(Rows from a dataset of charts and code)

--------

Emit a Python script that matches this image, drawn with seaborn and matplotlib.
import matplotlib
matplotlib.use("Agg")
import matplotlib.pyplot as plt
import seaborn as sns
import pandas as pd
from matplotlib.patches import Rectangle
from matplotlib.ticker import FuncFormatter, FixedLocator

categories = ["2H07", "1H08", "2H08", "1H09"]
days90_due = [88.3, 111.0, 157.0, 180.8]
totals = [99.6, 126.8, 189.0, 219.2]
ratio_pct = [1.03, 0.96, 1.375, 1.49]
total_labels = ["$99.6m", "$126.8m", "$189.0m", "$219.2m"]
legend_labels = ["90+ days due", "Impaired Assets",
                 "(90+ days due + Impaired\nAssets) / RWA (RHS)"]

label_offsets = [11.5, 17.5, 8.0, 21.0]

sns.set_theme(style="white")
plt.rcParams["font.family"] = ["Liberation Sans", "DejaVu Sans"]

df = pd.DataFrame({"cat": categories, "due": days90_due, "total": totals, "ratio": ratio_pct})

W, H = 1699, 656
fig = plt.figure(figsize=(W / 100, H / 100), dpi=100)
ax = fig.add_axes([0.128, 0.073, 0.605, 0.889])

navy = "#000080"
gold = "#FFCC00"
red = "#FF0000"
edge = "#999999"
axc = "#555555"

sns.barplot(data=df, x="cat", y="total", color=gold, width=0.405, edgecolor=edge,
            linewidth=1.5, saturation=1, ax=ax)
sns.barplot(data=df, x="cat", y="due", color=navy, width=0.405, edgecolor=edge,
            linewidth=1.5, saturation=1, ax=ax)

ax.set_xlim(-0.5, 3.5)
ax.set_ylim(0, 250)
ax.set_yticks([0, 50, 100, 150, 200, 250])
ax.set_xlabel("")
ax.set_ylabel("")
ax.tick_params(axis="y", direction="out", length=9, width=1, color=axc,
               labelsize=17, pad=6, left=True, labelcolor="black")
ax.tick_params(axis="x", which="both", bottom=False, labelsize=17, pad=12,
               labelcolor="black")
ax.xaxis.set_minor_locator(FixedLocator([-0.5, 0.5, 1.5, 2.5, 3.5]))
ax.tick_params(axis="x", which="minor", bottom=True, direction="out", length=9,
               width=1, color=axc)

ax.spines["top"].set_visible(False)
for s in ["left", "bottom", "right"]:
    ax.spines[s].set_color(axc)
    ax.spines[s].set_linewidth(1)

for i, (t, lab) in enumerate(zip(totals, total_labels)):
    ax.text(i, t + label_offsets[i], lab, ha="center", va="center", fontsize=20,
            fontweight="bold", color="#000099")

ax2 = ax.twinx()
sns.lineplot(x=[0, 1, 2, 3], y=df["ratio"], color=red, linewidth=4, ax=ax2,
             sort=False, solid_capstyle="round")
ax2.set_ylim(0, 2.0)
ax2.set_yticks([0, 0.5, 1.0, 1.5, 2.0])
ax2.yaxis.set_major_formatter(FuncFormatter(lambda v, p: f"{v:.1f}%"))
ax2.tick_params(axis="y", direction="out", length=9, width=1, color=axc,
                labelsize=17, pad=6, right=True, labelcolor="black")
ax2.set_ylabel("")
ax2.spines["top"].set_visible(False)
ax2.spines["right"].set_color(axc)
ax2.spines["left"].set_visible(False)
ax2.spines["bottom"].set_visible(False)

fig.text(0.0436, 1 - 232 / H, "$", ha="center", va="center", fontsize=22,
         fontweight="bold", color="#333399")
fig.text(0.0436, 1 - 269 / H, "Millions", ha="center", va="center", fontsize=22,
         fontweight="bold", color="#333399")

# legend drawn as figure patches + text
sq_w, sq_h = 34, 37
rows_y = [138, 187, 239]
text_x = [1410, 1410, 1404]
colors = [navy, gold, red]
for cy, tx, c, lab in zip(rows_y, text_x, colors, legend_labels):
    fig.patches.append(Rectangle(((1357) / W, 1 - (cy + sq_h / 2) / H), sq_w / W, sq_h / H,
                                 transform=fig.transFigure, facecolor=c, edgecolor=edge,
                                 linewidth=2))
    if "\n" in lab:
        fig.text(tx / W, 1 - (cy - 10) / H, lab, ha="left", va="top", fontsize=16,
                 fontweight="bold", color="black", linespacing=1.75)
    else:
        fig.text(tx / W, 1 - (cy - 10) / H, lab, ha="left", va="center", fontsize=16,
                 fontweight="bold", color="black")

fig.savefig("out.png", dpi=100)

--------

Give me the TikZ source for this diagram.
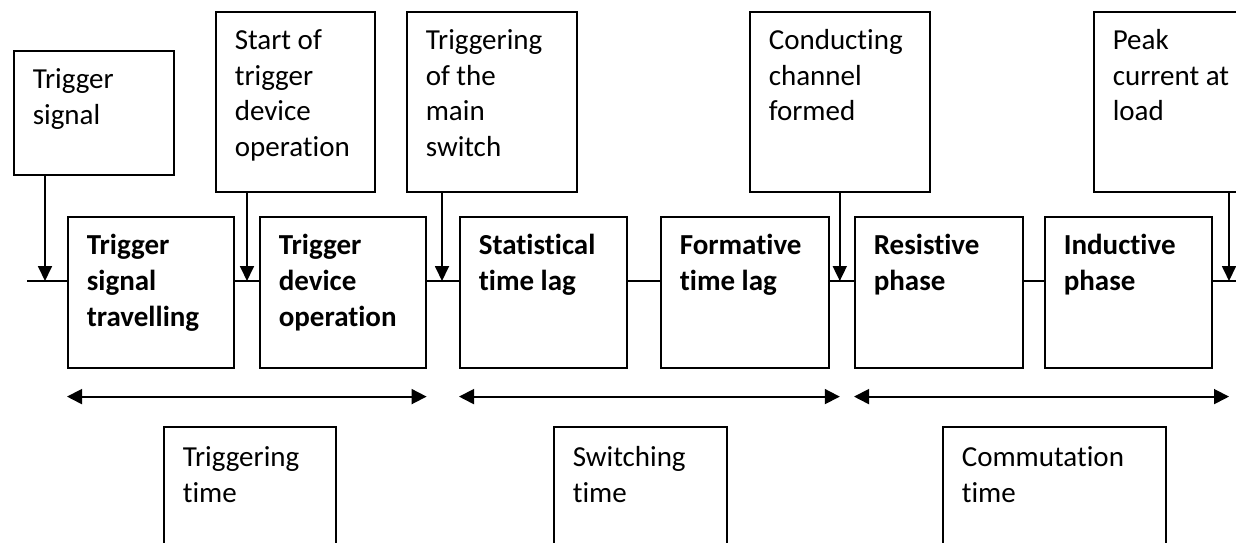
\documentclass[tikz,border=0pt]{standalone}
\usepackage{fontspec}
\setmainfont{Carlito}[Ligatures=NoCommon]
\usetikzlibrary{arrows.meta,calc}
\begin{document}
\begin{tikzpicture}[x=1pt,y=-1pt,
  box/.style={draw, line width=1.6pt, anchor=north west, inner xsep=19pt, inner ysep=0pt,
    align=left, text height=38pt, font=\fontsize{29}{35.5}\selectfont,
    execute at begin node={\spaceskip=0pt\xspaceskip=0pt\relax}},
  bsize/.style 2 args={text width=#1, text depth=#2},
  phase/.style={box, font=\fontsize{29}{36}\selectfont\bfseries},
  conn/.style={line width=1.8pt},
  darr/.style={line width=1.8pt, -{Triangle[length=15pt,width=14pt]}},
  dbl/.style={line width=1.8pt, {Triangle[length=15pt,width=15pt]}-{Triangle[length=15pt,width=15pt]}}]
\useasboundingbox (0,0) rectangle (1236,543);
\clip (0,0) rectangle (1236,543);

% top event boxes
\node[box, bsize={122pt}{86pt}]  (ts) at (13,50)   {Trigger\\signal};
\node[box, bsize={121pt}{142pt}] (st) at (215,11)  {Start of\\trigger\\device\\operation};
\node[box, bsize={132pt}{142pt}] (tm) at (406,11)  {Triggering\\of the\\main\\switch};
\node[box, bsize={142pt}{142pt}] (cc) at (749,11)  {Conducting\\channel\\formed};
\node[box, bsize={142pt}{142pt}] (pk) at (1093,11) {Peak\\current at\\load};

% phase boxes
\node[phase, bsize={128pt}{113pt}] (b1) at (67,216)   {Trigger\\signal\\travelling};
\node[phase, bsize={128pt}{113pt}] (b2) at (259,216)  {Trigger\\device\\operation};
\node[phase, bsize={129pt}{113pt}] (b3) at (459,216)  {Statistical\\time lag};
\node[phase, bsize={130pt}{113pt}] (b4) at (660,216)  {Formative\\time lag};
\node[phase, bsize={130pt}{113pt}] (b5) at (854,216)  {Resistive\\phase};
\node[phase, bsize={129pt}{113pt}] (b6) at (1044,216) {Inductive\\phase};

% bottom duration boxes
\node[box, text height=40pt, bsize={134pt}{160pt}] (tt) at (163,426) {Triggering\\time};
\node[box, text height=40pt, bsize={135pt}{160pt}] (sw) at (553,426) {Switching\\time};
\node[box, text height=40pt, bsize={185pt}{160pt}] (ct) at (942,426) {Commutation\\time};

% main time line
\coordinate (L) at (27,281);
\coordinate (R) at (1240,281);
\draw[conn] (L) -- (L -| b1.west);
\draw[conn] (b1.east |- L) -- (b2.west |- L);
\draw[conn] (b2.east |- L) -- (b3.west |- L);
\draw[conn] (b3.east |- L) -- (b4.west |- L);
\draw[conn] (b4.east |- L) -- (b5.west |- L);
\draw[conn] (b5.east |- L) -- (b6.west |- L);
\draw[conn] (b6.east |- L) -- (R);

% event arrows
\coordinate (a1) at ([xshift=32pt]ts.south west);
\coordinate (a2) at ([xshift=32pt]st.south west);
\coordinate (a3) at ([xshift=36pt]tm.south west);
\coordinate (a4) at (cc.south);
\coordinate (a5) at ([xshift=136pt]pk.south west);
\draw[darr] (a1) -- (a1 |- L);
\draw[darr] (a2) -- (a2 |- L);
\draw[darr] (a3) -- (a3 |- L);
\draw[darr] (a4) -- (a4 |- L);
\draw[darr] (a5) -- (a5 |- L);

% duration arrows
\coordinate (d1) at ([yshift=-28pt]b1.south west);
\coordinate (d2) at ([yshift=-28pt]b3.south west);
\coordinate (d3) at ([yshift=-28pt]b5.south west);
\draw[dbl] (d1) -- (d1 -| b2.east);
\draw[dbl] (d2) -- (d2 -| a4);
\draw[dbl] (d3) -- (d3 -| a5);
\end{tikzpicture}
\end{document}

--------

Using the data above, repeat exactly the lines that begin at the line with "Emit a Python" and end at the line with "from matplotlib.ticker import", both ends included.

EXERCISE RESPONSE:
Emit a Python script that matches this image, drawn with seaborn and matplotlib.
import matplotlib
matplotlib.use("Agg")
import matplotlib.pyplot as plt
import seaborn as sns
import pandas as pd
from matplotlib.patches import Rectangle
from matplotlib.ticker import FuncFormatter, FixedLocator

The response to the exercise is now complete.